# Feeding silage to pigs



## arnie (Apr 26, 2012)

I am very courious to find out about feeding corn silage to shoates .I have an opertunity to get fresh silage at a good price could this be fed to fatten a hog ? Or would I be better off with pure corn?


----------



## olivehill (Aug 17, 2009)

Can you feed silage to pigs? Absolutely. Should you? That's a little more complex. 

Neither a straight corn nor a straight silage diet is going to be sufficient for meeting their dietary needs. Both lack crude protein and contain a poor amino acid profile; silage is also high in fiber which compromises the digestible energy overall. The question you have to ask -- and then answer based on your situation -- is whether or not the cost savings will be completely eaten (pun intended) up by the reduction in feed efficiency it causes. 

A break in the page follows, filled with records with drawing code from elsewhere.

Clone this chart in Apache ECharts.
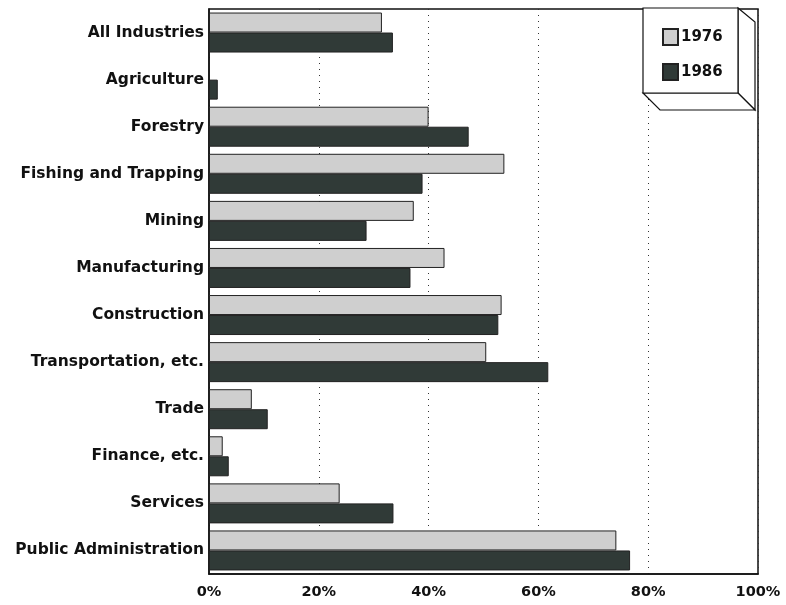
<!DOCTYPE html>
<html><head><meta charset="utf-8">
<script src="https://cdn.jsdelivr.net/npm/echarts@6/dist/echarts.min.js"></script>
<style>html,body{margin:0;padding:0;background:#fff}#c{width:786px;height:605px}</style>
</head><body><div id="c"></div>
<script>
const categories = ['All Industries','Agriculture','Forestry','Fishing and Trapping','Mining','Manufacturing','Construction','Transportation, etc.','Trade','Finance, etc.','Services','Public Administration'];
const values1976 = [31.5, 0, 40, 53.8, 37.3, 42.9, 53.3, 50.5, 7.8, 2.5, 23.8, 74.2];
const values1986 = [33.5, 1.6, 47.3, 38.9, 28.7, 36.7, 52.7, 61.8, 10.7, 3.6, 33.6, 76.7];
const seriesNames = ['1976', '1986'];
const xTicks = [0, 20, 40, 60, 80, 100];

const chart = echarts.init(document.getElementById('c'));
const font = '"DejaVu Sans", Arial, sans-serif';
chart.setOption({
  animation: false,
  backgroundColor: '#fff',
  grid: {left: 209, right: 28, top: 9, bottom: 31, show: true, borderColor: '#111', borderWidth: 1.5, containLabel: false},
  xAxis: {
    type: 'value', min: xTicks[0], max: xTicks[xTicks.length-1], interval: 20,
    axisLine: {show: true, lineStyle: {color: '#111', width: 1.5}},
    axisTick: {show: false},
    axisLabel: {formatter: v => v + '%', color: '#111', fontFamily: font, fontWeight: 'bold', fontSize: 14.5, margin: 11},
    splitLine: {show: true, lineStyle: {color: '#333', type: [1, 5], width: 1}}
  },
  yAxis: {
    type: 'category', data: categories, inverse: true,
    axisLine: {show: true, lineStyle: {color: '#111', width: 1.5}},
    axisTick: {show: false},
    axisLabel: {color: '#111', fontFamily: font, fontWeight: 'bold', fontSize: 15.5, margin: 5}
  },
  legend: {
    orient: 'vertical', left: 657, top: 23, itemWidth: 15, itemHeight: 16, itemGap: 17, icon: 'rect',
    textStyle: {color: '#111', fontFamily: font, fontWeight: 'bold', fontSize: 15, padding: [0,0,0,-2]},
    data: seriesNames, z: 20
  },
  graphic: [
    {type: 'polygon', z: 10, shape: {points: [[738,8],[755,22],[755,110],[738,93]]}, style: {fill: '#fff', stroke: '#111', lineWidth: 1.2}},
    {type: 'polygon', z: 10, shape: {points: [[643,93],[660,110],[755,110],[738,93]]}, style: {fill: '#fff', stroke: '#111', lineWidth: 1.2}},
    {type: 'rect', z: 10, shape: {x: 643, y: 8, width: 95, height: 85}, style: {fill: '#fff', stroke: '#111', lineWidth: 1.2}}
  ],
  series: [
    {name: seriesNames[0], type: 'bar', data: values1976, barWidth: 20, barGap: '0%',
     itemStyle: {color: '#cfcfcf', borderColor: '#222', borderWidth: 1}},
    {name: seriesNames[1], type: 'bar', data: values1986, barWidth: 20, barGap: '0%',
     itemStyle: {color: '#303a37', borderColor: '#222', borderWidth: 1}}
  ]
});
</script></body></html>
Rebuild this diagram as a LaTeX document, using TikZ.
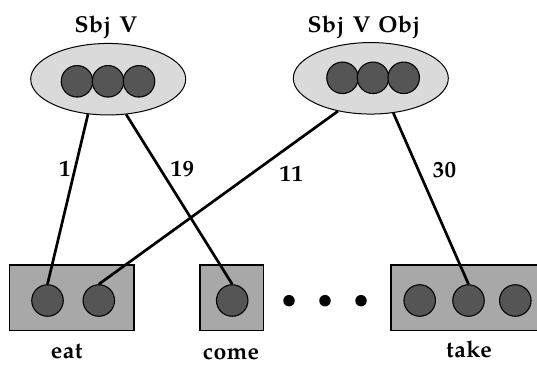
\documentclass[tikz,border=0pt]{standalone}
\usepackage{fontspec}
\setmainfont{TeX Gyre Pagella}[LetterSpace=2, WordSpace=1.3]
\usetikzlibrary{shapes.geometric}
\definecolor{ellfill}{HTML}{DADADA}
\definecolor{ballfill}{HTML}{555555}
\definecolor{boxfill}{HTML}{A8A8A8}
\tikzset{
  ell/.style={ellipse, draw=black, line width=1pt, fill=ellfill, minimum width=155pt, minimum height=71.5pt, inner sep=0pt},
  ball/.style={circle, draw=black, line width=1.1pt, fill=ballfill, minimum size=31.5pt, inner sep=0pt},
  blob/.style={circle, fill=black, minimum size=11.5pt, inner sep=0pt},
  wordbox/.style={rectangle, draw=black, line width=1.1pt, fill=boxfill, minimum height=65.7pt, inner sep=0pt},
  conn/.style={line width=2.7pt},
  txt/.style={font=\fontsize{23}{25}\selectfont\bfseries, inner sep=0pt, anchor=base},
  lbl/.style={font=\fontsize{23}{25}\selectfont\bfseries, inner sep=0pt}
}
\begin{document}
\begin{tikzpicture}[x=1pt,y=-1pt]
\useasboundingbox (0,0) rectangle (537,364);
\clip (0,0) rectangle (537,364);
% top clusters
\node[txt] (t1) at (106,32.5) {Sbj V};
\node[txt] (t2) at (364,32.5) {Sbj V Obj};
\node[ell] (e1) at (108.2,79.2) {};
\node[ell] (e2) at (370.8,78.3) {};
\node[ball] (e1a) at (77,81.3) {};
\node[ball] (e1b) at (108,81.3) {};
\node[ball] (e1c) at (139,81.3) {};
\node[ball] (e2a) at (342.5,77.8) {};
\node[ball] (e2b) at (373,77.8) {};
\node[ball] (e2c) at (403.7,77.8) {};
% bottom boxes
\node[wordbox, minimum width=124.7pt] (beat) at (71.65,297.85) {};
\node[wordbox, minimum width=63.3pt] (bcome) at (231.65,297.85) {};
\node[wordbox, minimum width=160pt] (btake) at (471,297.85) {};
\node[ball] (ea) at (47.5,300.5) {};
\node[ball] (eb) at (98.8,300.5) {};
\node[ball] (ca) at (232.2,300.5) {};
\node[ball] (ta) at (419.7,300.5) {};
\node[ball] (tb) at (468.5,300.5) {};
\node[ball] (tc) at (515.3,300.5) {};
\node[blob] (d1) at (289,300.7) {};
\node[blob] (d2) at (325,300.7) {};
\node[blob] (d3) at (361,300.7) {};
\node[txt] (weat) at (66.7,358.5) {eat};
\node[txt] (wcome) at (231,359) {come};
\node[txt] (wtake) at (469,357.5) {take};
% connectors
\draw[conn] (e1.240) -- node[lbl, pos=0.323, left=3pt] (n1) {1} (ea.north);
\draw[conn] (e1.297) -- node[lbl, pos=0.322, right=9pt] (n19) {19} (ca.north);
\draw[conn] (e2.225) -- node[lbl, pos=0.195, below=20pt] (n11) {11} (eb.north);
\draw[conn] (e2.303.5) -- node[lbl, pos=0.334, right=13pt] (n30) {30} (tb.north);
\end{tikzpicture}
\end{document}
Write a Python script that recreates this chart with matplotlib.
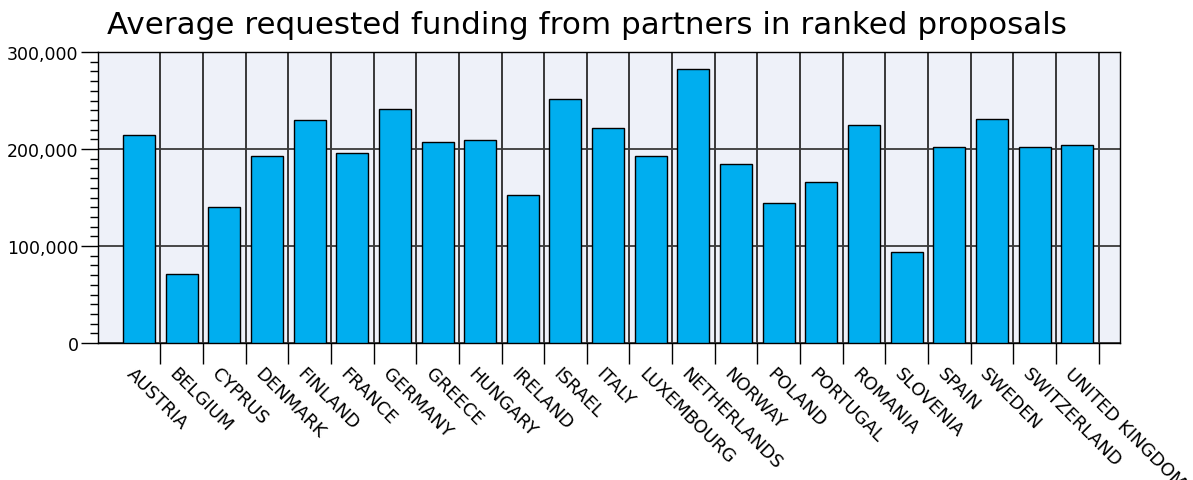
import matplotlib.pyplot as plt
import matplotlib.transforms as mtransforms
from matplotlib.ticker import FuncFormatter, MultipleLocator
import numpy as np

# Data: average requested funding per partner country (EUR)
countries = ['AUSTRIA', 'BELGIUM', 'CYPRUS', 'DENMARK', 'FINLAND', 'FRANCE',
             'GERMANY', 'GREECE', 'HUNGARY', 'IRELAND', 'ISRAEL', 'ITALY',
             'LUXEMBOURG', 'NETHERLANDS', 'NORWAY', 'POLAND', 'PORTUGAL',
             'ROMANIA', 'SLOVENIA', 'SPAIN', 'SWEDEN', 'SWITZERLAND',
             'UNITED KINGDOM']
funding = [214400, 71500, 140700, 192500, 229500, 196200,
           241100, 207500, 209200, 152400, 251100, 221600,
           193100, 282200, 184900, 144500, 166100,
           224700, 93400, 202400, 231100, 201700,
           203800]

fig = plt.figure(figsize=(11.93, 4.81), dpi=100)
ax = fig.add_axes([98 / 1193, 1 - 344 / 481, (1120 - 98) / 1193, (344 - 53) / 481])
ax.set_facecolor('#eef1f9')

x = np.arange(len(countries))
ax.bar(x, funding, width=0.75, color='#00aeef', edgecolor='black',
       linewidth=1.0, zorder=3)

ax.set_xlim(-0.96, len(countries))
ax.set_ylim(0, 300000)

# y axis: major every 100k, minor every 10k
ax.yaxis.set_major_locator(MultipleLocator(100000))
ax.yaxis.set_minor_locator(MultipleLocator(10000))
ax.yaxis.set_major_formatter(FuncFormatter(lambda v, p: f'{int(v):,}'))
ax.tick_params(axis='y', which='major', length=12, width=1.0, labelsize=12.5, pad=2)
ax.tick_params(axis='y', which='minor', length=6, width=1.0)

# x axis: labels at categories, tick lines at category boundaries
ax.set_xticks(x)
ax.set_xticks(x + 0.5, minor=True)
ax.set_xticklabels(countries, rotation=-45, ha='left', va='top',
                   rotation_mode='anchor', fontsize=13)
ax.tick_params(axis='x', which='major', length=0, pad=15)
ax.tick_params(axis='x', which='minor', length=15, width=1.0)
offset = mtransforms.ScaledTranslation(-3 / 100, 0, fig.dpi_scale_trans)
for lbl in ax.get_xticklabels():
    lbl.set_transform(lbl.get_transform() + offset)

ax.set_axisbelow(True)
ax.grid(axis='y', which='major', color='#3a3a3a', linewidth=1.3)
ax.grid(axis='x', which='minor', color='#2a2a2a', linewidth=1.3)

for s in ax.spines.values():
    s.set_linewidth(1.0)
    s.set_color('black')

fig.text(107 / 1193, 1 - 34 / 481,
         'Average requested funding from partners in ranked proposals',
         fontsize=22.3, ha='left', va='baseline')

fig.savefig('out.png', dpi=100)
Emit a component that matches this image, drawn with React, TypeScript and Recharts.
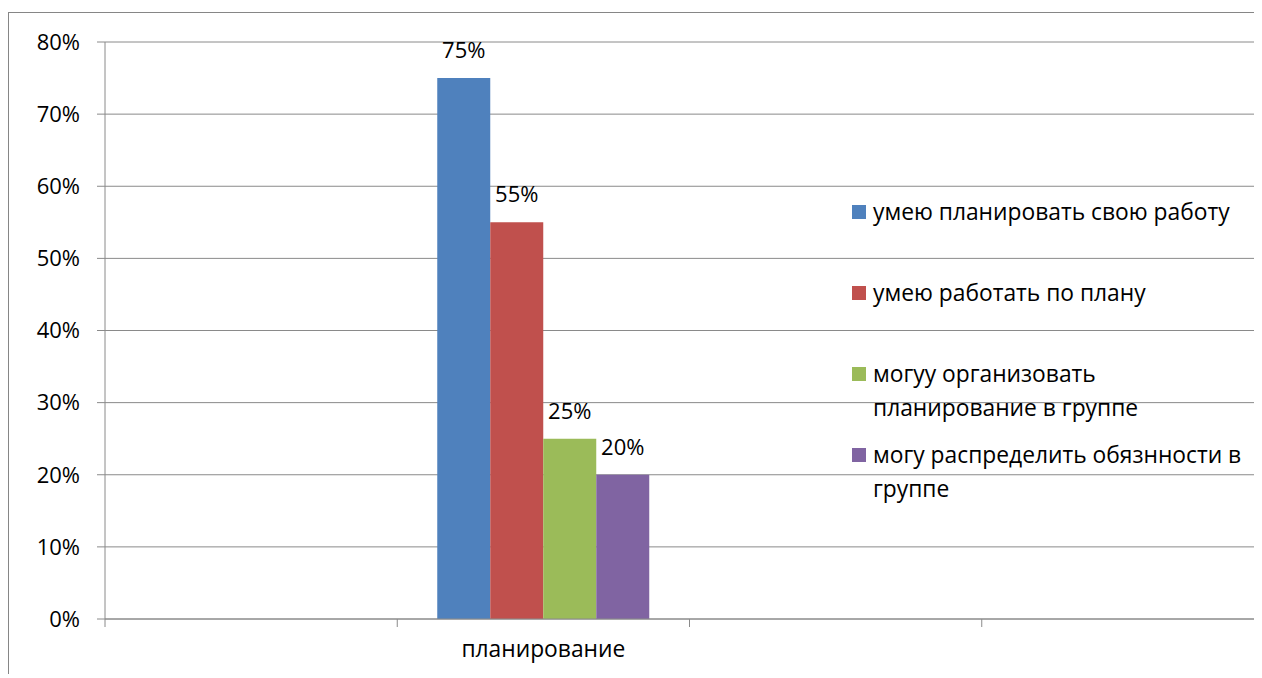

If you do decide to feed the silage make sure it is fresh and free of mold, pigs digestive systems aren't as adept at dealing with contamination as cattle. Also be aware of the signs of mycotoxin contamination regardless of which way you decide to go -- it's especially important this year with the drought.


----------



## Hagler's Farm (Jan 9, 2012)

I don't know if this is considered silage, but I feed my sows whole corn stalks with the corn on it. They pretty much eat everything but the cob. I however are not trying to make them gain weight. Plus it's a pretty small part of their diet.


----------



## mekasmom (Jan 19, 2010)

We use to take corn knives out and cut a tractor basket load of silage every afternoon for the hogs. They ate it fine with no issues.


----------



## highlands (Jul 18, 2004)

When I have been able to grow much corn, which is not most years here about, our pigs have loved it. It is not a complete diet but it is good food.


----------



## jwal10 (Jun 5, 2010)

Silage is fermented. Or chopped corn freshly ensilaged? If complete corn with all the ears intact when cut there will be a fair amount of kernal corn....James


----------